DATA SECTION -
________________

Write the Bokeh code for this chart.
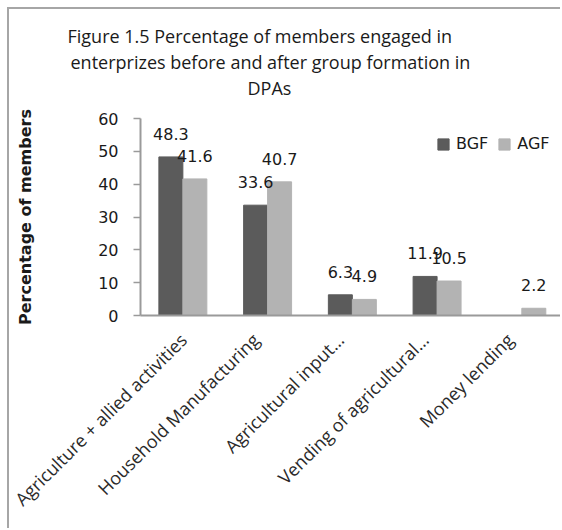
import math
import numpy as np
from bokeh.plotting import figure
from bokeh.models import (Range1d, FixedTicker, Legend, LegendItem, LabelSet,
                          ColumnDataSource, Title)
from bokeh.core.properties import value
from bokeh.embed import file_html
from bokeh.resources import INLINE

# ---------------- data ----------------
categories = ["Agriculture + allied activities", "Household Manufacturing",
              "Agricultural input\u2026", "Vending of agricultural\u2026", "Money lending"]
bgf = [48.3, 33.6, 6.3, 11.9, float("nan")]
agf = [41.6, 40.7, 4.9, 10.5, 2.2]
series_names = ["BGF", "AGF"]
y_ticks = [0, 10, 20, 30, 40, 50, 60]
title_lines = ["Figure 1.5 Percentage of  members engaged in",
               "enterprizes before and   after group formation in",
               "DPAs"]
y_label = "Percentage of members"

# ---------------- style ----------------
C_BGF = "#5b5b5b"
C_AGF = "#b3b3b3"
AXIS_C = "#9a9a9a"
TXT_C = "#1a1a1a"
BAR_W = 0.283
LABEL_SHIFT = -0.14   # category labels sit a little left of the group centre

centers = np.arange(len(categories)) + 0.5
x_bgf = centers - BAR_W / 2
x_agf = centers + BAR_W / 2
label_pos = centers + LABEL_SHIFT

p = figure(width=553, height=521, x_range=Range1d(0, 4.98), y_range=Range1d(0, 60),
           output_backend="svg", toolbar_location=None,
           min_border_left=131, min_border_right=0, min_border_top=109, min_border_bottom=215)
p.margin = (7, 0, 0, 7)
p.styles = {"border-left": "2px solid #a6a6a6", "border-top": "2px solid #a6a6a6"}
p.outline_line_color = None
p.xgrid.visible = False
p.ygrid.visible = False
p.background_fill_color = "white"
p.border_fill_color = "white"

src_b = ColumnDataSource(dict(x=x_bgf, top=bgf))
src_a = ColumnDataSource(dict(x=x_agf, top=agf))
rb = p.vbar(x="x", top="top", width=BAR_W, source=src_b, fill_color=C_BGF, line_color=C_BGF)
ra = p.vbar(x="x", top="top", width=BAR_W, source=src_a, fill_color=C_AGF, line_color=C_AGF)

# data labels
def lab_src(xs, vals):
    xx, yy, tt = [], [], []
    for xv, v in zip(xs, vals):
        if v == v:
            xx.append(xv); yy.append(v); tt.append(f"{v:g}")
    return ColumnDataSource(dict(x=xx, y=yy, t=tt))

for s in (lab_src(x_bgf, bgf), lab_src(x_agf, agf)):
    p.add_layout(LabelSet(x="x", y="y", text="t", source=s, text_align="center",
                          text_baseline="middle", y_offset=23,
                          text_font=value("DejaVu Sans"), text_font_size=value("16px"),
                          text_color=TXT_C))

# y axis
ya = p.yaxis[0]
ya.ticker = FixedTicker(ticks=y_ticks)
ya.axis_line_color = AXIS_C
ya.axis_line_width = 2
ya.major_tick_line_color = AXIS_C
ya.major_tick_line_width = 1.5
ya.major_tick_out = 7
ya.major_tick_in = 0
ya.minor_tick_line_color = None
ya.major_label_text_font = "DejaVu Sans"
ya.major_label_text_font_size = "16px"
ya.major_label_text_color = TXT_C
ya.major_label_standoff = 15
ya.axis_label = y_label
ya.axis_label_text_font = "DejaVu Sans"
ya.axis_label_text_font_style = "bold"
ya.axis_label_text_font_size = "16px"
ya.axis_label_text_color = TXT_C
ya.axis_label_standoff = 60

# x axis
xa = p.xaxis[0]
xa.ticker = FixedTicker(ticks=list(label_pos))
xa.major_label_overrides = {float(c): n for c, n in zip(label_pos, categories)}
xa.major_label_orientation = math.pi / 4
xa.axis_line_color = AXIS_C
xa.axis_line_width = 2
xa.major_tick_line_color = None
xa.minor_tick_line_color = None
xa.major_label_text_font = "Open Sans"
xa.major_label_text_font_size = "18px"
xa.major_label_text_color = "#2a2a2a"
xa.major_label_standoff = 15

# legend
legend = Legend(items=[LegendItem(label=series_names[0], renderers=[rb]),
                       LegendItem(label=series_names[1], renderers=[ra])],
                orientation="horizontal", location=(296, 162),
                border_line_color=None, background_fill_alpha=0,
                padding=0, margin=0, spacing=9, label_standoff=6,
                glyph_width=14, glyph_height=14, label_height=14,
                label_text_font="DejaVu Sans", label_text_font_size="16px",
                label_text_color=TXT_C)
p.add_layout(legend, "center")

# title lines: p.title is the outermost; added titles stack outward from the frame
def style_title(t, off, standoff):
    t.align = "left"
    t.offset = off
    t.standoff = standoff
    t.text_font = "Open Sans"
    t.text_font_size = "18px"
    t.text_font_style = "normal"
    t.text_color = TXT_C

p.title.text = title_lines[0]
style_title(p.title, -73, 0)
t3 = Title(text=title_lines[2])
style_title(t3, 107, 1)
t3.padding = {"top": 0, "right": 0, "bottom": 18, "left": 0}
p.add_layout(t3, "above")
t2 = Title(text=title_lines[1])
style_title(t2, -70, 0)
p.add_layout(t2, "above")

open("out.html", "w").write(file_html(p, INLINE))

________________

WRITTEN EXERCISE - Repeat the listing above exactly from its first line to the line containing "from bokeh.resources import INLINE", both included, and omit the pictures.

RIGHT ANSWER -
Write the Bokeh code for this chart.
import math
import numpy as np
from bokeh.plotting import figure
from bokeh.models import (Range1d, FixedTicker, Legend, LegendItem, LabelSet,
                          ColumnDataSource, Title)
from bokeh.core.properties import value
from bokeh.embed import file_html
from bokeh.resources import INLINE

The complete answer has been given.